Gru is a middle-aged inventor who channels his fantastical skills into pulling off evil crimes in the hope that one of them will bring him the notoriety he desperately seeks.

His latest challenge to himself is to steal the moon, but he gets side-tracked by three little orphan girls who introduce him to a world his isolation has previously prevented him from entering.

The opening of the film is in a desert, where a crime of great significance has been committed which makes world news.

A little later we join our hero in a business meeting and it is here that the desert incident is dealt with from Gru’s point of view, but now the tension is gone, it’s all just back story and comes much, much too late.

Gru’s in-the-moment reaction to being eclipsed by a young usurper would have been most entertaining and would also have given him a clear motivation to take greater and greater risks to win the crown of disrepute he so covets.

Also, in Gru’s basement there are a crew of hundreds of cute little yellow people who toil to help the inventor create his destructive weapons, yet these adorable minions clearly do not belong in this house of evil.

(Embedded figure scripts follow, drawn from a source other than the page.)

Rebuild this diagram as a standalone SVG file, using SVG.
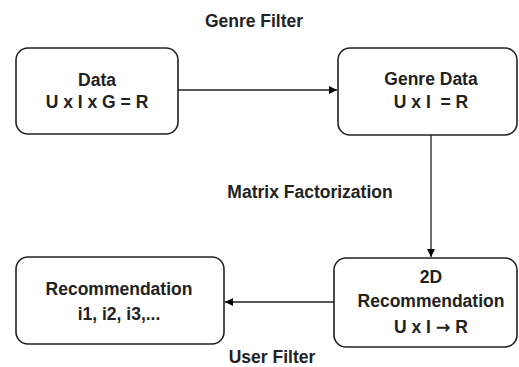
<svg xmlns="http://www.w3.org/2000/svg" width="519" height="367" viewBox="0 0 519 367">
<defs>
<marker id="arr" viewBox="0 0 10 10" refX="10" refY="5" markerWidth="8" markerHeight="8" markerUnits="userSpaceOnUse" orient="auto">
<path d="M0,0 L10,5 L0,10 z" fill="#000"/>
</marker>
</defs>
<style>
.box{fill:#fff;stroke:#222;stroke-width:1.6}
.t{font-family:"Liberation Sans",Arial,sans-serif;font-weight:bold;font-size:17.5px;fill:#222;text-anchor:middle}
.ln{stroke:#222;stroke-width:1.3;fill:none}
.ar{font-family:"DejaVu Sans",sans-serif;font-weight:bold}
</style>
<rect width="519" height="367" fill="#fff"/>
<g id="connectors">
<line class="ln" x1="178" y1="90" x2="337" y2="90" marker-end="url(#arr)"/>
<line class="ln" x1="431" y1="135" x2="431" y2="257" marker-end="url(#arr)"/>
<line class="ln" x1="334" y1="302" x2="225" y2="302" marker-end="url(#arr)"/>
</g>
<g id="labels">
<text class="t" x="254" y="27">Genre Filter</text>
<text class="t" x="310" y="198">Matrix Factorization</text>
<text class="t" x="272" y="363">User Filter</text>
</g>
<g id="data">
<rect class="box" x="16" y="48" width="162" height="86" rx="12"/>
<text class="t" x="97" y="86">Data</text>
<text class="t" x="97" y="108">U x I x G = R</text>
</g>
<g id="genre-data">
<rect class="box" x="338" y="48" width="179" height="87" rx="12"/>
<text class="t" x="431" y="85">Genre Data</text>
<text class="t" x="431" y="108" style="white-space:pre">U x I  = R</text>
</g>
<g id="recommendation-2d">
<rect class="box" x="334" y="258" width="183" height="89" rx="12"/>
<text class="t" x="431" y="283">2D</text>
<text class="t" x="431" y="307">Recommendation</text>
<text class="t" x="431" y="333">U x I <tspan class="ar">→</tspan> R</text>
</g>
<g id="recommendation">
<rect class="box" x="16" y="257" width="208" height="87" rx="12"/>
<text class="t" x="119" y="295">Recommendation</text>
<text class="t" x="119" y="320">i1, i2, i3,...</text>
</g>
</svg>
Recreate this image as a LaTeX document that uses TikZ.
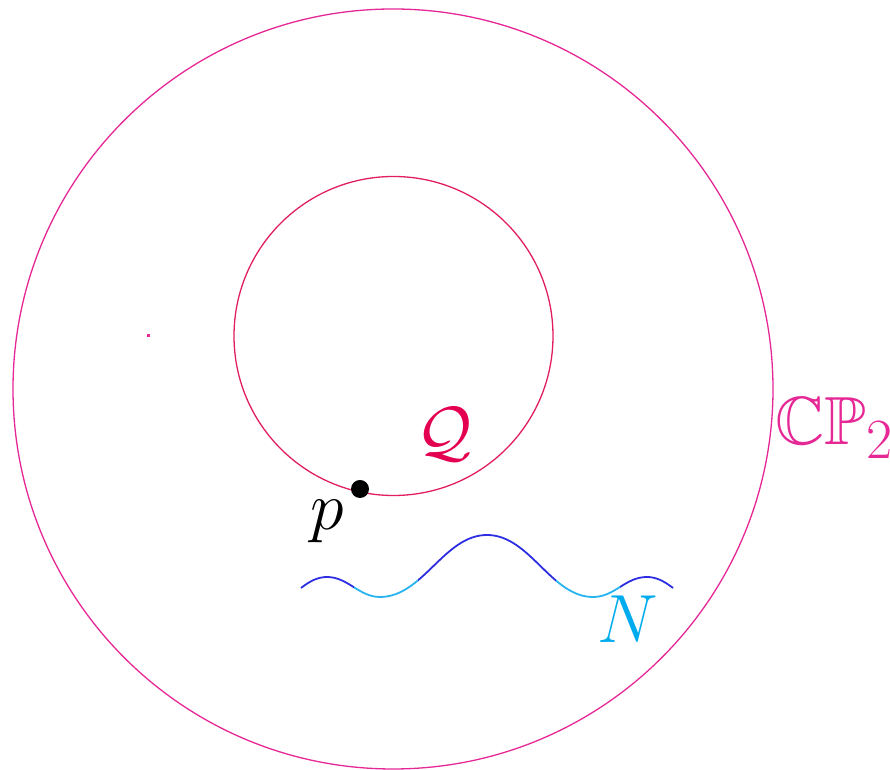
\documentclass[tikz,border=0pt]{standalone}
\usepackage{amsmath,amssymb}
\definecolor{outerc}{RGB}{230,40,150}
\definecolor{innerc}{RGB}{225,30,95}
\definecolor{qc}{RGB}{228,0,80}
\definecolor{nc}{RGB}{0,172,238}
\definecolor{wavedark}{RGB}{45,45,225}
\definecolor{wavelight}{RGB}{40,180,240}
\tikzset{
  lbl/.style={inner sep=0pt, font=\Huge, scale=1.37},
  wave/.style={line width=0.9pt},
}
\begin{document}
\begin{tikzpicture}[x=0.5pt,y=0.5pt]
\useasboundingbox (0,0) rectangle (890,770);
% circles
\draw[outerc, line width=0.65pt] (393,381) circle[radius=380];
\draw[innerc, line width=0.65pt] (393.5,434) circle[radius=159.5];
\fill[outerc] (146.5,432.5) rectangle (149.5,435.5);
% point p
\node[circle, fill=black, minimum size=9pt, inner sep=0pt] (pdot) at (360,281) {};
\node[lbl, anchor=base] (plabel) at (327,240) {$p$};
% labels
\node[lbl, anchor=base, text=qc] (qlabel) at (444,315) {$\mathcal{Q}$};
\node[lbl, anchor=base west, text=outerc] (cplabel) at (775,325) {$\mathbb{CP}_2$};
\node[lbl, anchor=base, text=nc] (nlabel) at (628,127) {$N$};
% wave
\def\wavepath{(301,182) .. controls (310,189) and (318,193) .. (327,193)
  .. controls (348,193) and (359,173) .. (380,173)
  .. controls (423,173) and (444,235) .. (487,235)
  .. controls (530,235) and (551,173) .. (593,173)
  .. controls (615,173) and (625,193) .. (647,193)
  .. controls (656,193) and (664,189) .. (673,182)}
\begin{scope}
  \clip (290,150) rectangle (354,260) (418,150) rectangle (556,260) (620,150) rectangle (690,260);
  \draw[wave, wavedark] \wavepath;
\end{scope}
\begin{scope}
  \clip (354,150) rectangle (418,260) (556,150) rectangle (620,260);
  \draw[wave, wavelight] \wavepath;
\end{scope}
\end{tikzpicture}
\end{document}
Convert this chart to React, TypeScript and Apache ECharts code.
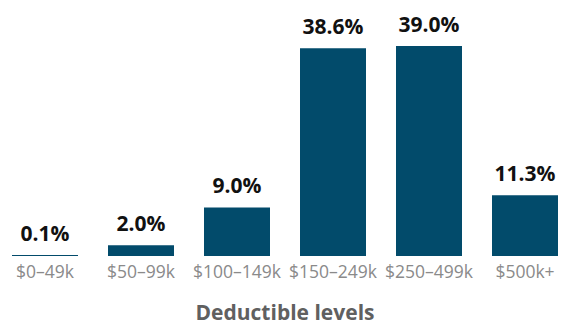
import React, { useEffect, useRef } from "react";
import * as echarts from "echarts";

const categories = ["$0–49k", "$50–99k", "$100–149k", "$150–249k", "$250–499k", "$500k+"];
const values = [0.1, 2.0, 9.0, 38.6, 39.0, 11.3];
const axisTitle = "Deductible levels";

export default function App() {
  const ref = useRef<HTMLDivElement>(null);
  useEffect(() => {
    const chart = echarts.init(ref.current!, null, { renderer: "svg" });
    chart.setOption({
      animation: false,
      grid: { left: -3, right: -4, top: 46, bottom: 70, containLabel: false, outerBoundsMode: "none" },
      xAxis: {
        type: "category",
        data: categories,
        name: axisTitle,
        nameLocation: "middle",
        nameGap: 45,
        nameTextStyle: { fontFamily: "Open Sans", fontSize: 21, fontWeight: "bold", color: "#606060" },
        axisLine: { show: false },
        axisTick: { show: false },
        axisLabel: { fontFamily: "Open Sans", fontSize: 17.5, color: "#8a8a8a", margin: 6, interval: 0 },
      },
      yAxis: { type: "value", min: 0, max: 39, show: false, splitLine: { show: false } },
      series: [
        {
          type: "bar",
          data: values,
          barWidth: 66,
          barMinHeight: 1,
          itemStyle: { color: "#024b6b" },
          label: {
            show: true,
            position: "top",
            distance: 12,
            formatter: (p: any) => p.value.toFixed(1) + "%",
            fontFamily: "Open Sans",
            fontSize: 21,
            fontWeight: "bold",
            color: "#111111",
          },
        },
      ],
    });
    return () => chart.dispose();
  }, []);
  return <div ref={ref} style={{ width: 569, height: 326, position: "absolute", left: 0, top: 0 }} />;
}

There is no explanation for their existence or how they got there, or why everyone is still beavering away at Gru’s inventions when nothing he has ever created has been a success. Instead of explaining what is already there, stray storylines and gadgets are thrown in willy-nilly, all meant to fill the gaps left by ideas that remain incomplete.

The only thing that could have saved this film is humor, but with just a couple of amusing lines in the entire ninety five minutes, this just didn’t happen. So where does this leave Universal’s latest offering?

Any children’s animation has an instant audience, as long as Mum and Dad will take them, but therein lies the crunch. Kids don’t read reviews, but parents do, and if they’re going to spend their hard-earned leisure time driving to the movies, finding parking, shelling out for tickets and pop-corn won’t they at least want to enjoy a little cinematic pleasure? This film fails to hit the mark.